According to Bipul, the term "Naxalbarir Gaan" cannot and should not be restricted to compositions from 1967 and thereabouts, but should connote every song composed thereafter and speaking to the Naxal cause.

That evening at the dimly lit, old-fashioned, AC-less auditorium of Jogesh Mime Academy, there was barely any space to stand. The crowd was an uneven mix of young and old. A research scholar or two squatted on the ground and took copious notes. Some people made audio clips on their mobile phones.

"Naxal seems to be a forbidden word today. But the uprising is very important to the history of Bengal as the leaders were fighting for an egalitarian society," says Kasturi Basu. She asks, "How can one narrate the history of Bengal by deleting those years from collective memory."

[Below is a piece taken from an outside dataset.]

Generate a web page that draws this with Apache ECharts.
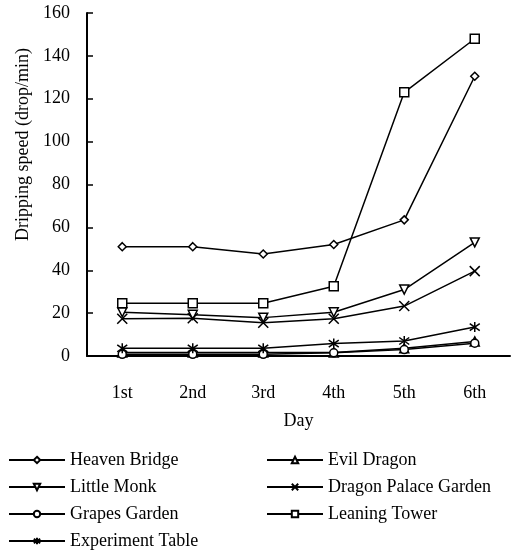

But what would the young among the audience make of the references? Would those songs and narrations even resonate with them?

Chakrabarti tells us how after he sang his own song, Ei kada payer chhap - meaning, those muddy footprints - someone from the audience asked him if he was aware of the situation in Bastar, about the atrocities of the security forces on the people.

Chakrabarti says, "I told him I don't know about the specifics. But if you listen closely, it is all about the same thing - repression, repression, repression."